MTP is a virtual mode, or an automated layer on top of MSC, supported by Windows Media Player.  Funny thing is, Microsoft configured it to look almost exactly like regular MSC transfer when using Windows Explorer and drag-and-drop transfer.

WiMP is equally happy, as long as the media is not protected (DRM) transferring files in either mode, contrary to what many may think.

The problems surface when trying to do some manual tasks, such as playlist utilities, since these are path-specific, rather than simply filename specific.  MTP allows something really cool, though it isn’t explained well.  You can right click on a first file, then begin a playlist by dragging the desired files into the new list box that pops up.  To the uninitiated, it looks like you’re actually dragging the files into the list, but it’s just the names.

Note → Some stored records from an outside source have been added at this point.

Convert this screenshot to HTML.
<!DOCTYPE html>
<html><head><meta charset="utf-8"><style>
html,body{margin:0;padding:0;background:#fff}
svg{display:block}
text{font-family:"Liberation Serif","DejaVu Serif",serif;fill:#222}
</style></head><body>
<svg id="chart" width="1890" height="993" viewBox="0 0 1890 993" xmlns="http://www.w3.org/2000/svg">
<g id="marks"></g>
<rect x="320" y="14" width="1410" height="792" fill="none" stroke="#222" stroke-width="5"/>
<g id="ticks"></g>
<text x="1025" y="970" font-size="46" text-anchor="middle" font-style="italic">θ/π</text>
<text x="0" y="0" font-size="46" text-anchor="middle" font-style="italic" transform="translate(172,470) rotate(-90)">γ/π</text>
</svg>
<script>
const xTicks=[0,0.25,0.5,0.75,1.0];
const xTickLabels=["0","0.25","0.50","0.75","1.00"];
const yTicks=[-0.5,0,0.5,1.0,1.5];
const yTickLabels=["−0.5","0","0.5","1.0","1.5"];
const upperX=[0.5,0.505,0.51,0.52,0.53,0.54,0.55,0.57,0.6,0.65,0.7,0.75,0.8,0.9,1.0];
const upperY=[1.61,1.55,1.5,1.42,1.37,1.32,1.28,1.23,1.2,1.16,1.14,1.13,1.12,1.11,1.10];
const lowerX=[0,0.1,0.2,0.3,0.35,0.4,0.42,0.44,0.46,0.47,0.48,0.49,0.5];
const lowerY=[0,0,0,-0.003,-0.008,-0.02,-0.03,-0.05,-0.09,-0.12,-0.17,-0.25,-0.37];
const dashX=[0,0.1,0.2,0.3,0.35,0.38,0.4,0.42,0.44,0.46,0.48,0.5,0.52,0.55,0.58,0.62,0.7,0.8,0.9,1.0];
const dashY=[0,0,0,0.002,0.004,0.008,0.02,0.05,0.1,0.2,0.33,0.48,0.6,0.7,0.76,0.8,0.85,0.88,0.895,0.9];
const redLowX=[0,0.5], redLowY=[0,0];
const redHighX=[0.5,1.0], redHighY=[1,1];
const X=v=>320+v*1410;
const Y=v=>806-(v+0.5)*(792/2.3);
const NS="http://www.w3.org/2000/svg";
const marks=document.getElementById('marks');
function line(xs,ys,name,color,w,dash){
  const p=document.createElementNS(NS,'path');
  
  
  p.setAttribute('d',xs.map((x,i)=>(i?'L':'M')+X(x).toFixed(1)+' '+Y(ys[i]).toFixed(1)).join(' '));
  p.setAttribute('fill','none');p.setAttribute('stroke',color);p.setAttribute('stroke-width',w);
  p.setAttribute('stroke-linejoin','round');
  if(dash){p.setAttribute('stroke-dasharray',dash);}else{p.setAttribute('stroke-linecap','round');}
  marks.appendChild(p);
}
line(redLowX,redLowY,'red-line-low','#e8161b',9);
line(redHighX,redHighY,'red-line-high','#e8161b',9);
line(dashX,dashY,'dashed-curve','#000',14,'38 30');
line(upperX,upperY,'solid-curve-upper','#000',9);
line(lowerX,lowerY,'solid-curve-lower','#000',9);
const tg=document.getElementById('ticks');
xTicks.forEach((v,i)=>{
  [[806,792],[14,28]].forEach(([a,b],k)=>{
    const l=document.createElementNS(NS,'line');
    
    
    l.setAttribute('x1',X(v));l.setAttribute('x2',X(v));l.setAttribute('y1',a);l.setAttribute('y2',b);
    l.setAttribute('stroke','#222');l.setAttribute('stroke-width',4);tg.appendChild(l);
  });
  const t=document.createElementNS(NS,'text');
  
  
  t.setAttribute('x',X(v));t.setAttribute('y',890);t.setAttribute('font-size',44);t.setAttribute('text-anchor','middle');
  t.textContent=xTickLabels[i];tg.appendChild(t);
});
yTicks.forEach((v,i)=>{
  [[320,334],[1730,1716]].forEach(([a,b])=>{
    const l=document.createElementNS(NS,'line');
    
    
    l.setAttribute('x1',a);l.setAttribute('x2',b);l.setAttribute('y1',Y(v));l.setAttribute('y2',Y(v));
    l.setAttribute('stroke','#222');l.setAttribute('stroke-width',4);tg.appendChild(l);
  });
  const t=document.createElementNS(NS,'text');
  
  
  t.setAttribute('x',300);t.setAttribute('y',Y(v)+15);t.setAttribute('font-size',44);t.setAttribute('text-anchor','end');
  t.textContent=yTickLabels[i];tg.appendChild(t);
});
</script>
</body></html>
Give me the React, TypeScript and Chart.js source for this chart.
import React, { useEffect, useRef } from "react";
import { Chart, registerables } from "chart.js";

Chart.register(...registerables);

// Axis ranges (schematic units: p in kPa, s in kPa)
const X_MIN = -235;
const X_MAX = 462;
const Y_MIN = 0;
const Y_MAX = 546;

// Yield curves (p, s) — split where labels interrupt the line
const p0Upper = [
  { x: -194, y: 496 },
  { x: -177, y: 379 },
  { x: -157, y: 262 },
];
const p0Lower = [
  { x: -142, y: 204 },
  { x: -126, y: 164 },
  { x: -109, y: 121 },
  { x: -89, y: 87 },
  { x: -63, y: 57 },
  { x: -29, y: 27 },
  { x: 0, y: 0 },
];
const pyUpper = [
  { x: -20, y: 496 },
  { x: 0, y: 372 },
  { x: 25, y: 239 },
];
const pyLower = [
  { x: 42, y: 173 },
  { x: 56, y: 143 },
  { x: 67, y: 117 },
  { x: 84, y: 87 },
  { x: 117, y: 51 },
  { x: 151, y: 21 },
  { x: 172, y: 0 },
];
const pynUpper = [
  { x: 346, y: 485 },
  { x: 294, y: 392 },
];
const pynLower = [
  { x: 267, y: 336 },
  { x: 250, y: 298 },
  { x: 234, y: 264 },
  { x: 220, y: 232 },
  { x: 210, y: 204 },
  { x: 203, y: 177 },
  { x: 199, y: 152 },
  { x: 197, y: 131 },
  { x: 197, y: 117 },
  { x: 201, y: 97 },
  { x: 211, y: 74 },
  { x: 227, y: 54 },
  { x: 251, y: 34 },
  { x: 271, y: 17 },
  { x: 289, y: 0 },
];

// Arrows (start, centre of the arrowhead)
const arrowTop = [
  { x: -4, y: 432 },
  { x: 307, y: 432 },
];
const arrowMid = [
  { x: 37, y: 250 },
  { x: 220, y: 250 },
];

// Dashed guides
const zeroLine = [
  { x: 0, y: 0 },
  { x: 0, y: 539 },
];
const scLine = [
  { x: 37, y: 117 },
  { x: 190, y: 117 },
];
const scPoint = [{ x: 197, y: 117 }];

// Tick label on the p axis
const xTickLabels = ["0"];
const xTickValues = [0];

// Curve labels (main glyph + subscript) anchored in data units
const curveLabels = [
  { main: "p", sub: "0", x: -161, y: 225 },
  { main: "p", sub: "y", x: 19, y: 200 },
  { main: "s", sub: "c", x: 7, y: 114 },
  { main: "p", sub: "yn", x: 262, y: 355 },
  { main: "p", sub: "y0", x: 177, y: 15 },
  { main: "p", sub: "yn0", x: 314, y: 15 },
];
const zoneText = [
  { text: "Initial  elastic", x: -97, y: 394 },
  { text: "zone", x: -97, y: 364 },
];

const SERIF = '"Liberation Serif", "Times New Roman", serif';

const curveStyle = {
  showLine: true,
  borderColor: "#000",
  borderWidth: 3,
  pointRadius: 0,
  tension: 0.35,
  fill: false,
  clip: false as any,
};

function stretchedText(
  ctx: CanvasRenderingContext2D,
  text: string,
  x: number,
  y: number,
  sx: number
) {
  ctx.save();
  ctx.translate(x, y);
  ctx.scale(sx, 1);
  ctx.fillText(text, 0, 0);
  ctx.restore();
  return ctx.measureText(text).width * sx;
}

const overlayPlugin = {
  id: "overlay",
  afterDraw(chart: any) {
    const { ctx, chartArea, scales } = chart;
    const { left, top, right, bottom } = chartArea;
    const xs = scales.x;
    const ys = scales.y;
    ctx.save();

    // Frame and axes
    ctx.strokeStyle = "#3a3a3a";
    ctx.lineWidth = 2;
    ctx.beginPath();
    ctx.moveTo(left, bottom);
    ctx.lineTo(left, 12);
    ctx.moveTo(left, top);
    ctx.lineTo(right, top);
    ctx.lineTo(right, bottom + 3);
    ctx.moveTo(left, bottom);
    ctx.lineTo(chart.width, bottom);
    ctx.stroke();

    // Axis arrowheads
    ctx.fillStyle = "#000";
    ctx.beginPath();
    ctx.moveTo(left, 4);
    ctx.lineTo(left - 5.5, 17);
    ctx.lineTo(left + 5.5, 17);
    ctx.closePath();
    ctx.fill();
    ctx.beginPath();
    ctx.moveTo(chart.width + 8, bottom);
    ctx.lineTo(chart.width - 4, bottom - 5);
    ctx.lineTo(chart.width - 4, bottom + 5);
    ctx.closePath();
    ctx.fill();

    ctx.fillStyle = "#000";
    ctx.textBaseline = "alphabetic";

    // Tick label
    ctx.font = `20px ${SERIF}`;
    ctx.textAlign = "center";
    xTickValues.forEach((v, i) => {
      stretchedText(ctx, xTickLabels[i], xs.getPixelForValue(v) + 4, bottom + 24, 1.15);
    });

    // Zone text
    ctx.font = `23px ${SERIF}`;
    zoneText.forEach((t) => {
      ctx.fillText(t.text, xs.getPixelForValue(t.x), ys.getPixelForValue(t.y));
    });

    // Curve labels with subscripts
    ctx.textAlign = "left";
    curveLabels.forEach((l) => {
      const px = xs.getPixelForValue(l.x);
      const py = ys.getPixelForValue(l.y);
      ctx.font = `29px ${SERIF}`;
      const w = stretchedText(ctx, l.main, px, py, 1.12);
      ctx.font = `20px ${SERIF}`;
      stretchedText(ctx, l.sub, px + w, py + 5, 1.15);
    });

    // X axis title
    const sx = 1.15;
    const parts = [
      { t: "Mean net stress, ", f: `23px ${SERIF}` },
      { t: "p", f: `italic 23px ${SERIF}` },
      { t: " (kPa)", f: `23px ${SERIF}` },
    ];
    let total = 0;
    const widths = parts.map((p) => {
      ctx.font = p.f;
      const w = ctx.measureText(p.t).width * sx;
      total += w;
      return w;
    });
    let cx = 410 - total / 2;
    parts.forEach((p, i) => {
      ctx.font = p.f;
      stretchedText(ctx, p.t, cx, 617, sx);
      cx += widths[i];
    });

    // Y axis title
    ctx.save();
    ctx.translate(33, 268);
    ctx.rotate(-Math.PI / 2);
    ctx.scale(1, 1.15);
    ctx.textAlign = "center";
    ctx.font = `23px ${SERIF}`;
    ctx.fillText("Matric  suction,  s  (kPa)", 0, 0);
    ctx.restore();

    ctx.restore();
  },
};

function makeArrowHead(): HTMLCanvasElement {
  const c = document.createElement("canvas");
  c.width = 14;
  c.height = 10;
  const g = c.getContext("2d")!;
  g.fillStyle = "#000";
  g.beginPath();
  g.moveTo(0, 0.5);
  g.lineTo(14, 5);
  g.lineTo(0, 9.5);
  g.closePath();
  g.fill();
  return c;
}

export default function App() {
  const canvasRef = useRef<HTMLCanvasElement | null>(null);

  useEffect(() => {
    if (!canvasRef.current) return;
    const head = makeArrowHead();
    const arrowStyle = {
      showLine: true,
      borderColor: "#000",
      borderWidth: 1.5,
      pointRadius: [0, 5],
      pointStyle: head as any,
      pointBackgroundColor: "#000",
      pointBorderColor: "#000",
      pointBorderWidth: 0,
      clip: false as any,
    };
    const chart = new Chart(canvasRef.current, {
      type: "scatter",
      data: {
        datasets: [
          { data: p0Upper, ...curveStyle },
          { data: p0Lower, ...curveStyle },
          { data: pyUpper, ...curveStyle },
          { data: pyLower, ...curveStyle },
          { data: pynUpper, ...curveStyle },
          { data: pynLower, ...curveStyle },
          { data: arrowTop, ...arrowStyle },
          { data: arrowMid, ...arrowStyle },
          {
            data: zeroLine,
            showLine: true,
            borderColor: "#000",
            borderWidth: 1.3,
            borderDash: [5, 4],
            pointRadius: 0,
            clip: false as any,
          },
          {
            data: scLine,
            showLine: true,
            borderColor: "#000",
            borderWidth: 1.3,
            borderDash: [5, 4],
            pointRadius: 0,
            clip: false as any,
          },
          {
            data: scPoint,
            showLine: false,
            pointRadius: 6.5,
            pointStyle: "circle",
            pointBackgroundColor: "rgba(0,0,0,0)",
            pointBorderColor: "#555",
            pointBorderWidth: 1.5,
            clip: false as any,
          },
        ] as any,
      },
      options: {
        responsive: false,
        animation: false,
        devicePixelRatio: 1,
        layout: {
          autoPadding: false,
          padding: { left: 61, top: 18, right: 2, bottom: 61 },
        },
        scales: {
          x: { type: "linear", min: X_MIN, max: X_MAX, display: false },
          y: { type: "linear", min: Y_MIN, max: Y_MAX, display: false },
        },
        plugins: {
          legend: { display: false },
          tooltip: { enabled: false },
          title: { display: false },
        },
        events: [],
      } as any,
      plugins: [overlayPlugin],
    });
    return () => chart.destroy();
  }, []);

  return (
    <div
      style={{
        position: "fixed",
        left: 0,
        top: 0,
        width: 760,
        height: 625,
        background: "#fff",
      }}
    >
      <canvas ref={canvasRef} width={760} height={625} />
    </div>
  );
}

The completed list can be dropped into one of two places on the Sansa, either into the Music folder, or better yet, keep them where they can be found later, in the Playlist folder.  It can get confusing, but the Sansa knows the difference anyway.

You can build playlists easily in WiMP too, and they will automatically go to the Playlists folder.

There’s a “wall” between MSC and MTP, in which files transferred in one mode are not visible from the computer when connected in the alternate mode, so files look like they’re “missing”, though the Sansa sees ALL files regardless of transfer mode.  This is one of the reasond why many users simply choose one mode exclusively.

Linux or Apple computers generally don’t support MTP mode, so having MSC is quite handy.  For the serious propellerhead, there is libmtp available in the linux realm, but I haven’t had the chance to probe into it.  I have got to set up a cool kubuntu partition for that, as I really love the KDE interface, it’s uber cool.

Glad to confirm that WiMP does yet another thing in the background, namely the metadata, without changing the source file.  As we’ve found, it’s another cool tool that you most likely will not find in the circuitous (code word for confusing as hell) Microsoft help files for WiMP.  I just had a feeling that WiMP might be "repackaging’ the file in transfer, since I have some albums with test images that sometimes pop up on test Sansas, and the difference is that I’ve dragged the source files directly to the Sansa rather than using WiMP.

Bob  :smileyvery-happy:

Thank you both. I printed your comments to digest and restudy.

Was just starting my project and wanted to begin with a blank library in the Wimp. However, it now shows the whole sansa

collection and won’t let me delete.  Library collection won’t play and turns yellow when I try to delete. Message says “can’t read from source disk.”

My guess is that I  must have synced when I manually downloaded one album last night.

Any idea how to get rid of everything in WIMP library and start fresh?

It sounds like WMP is maintaining the old listings even though the actual files are gone, which is why you are getting the “source disk” error message. 

Try this to clear out the WMP database.

http://www.softwaretipsandtricks.com/windowsxp/articles/117/1/Delete%7B47%7DRepair-the-Windows-Media-Player-Library

That’s the XP procedure–and the drive on my computer where that’s all located is C:, not F:  The path to the database may be a little different in Vista, so if you can’t find the folder, search for Media Index or wmplibrary.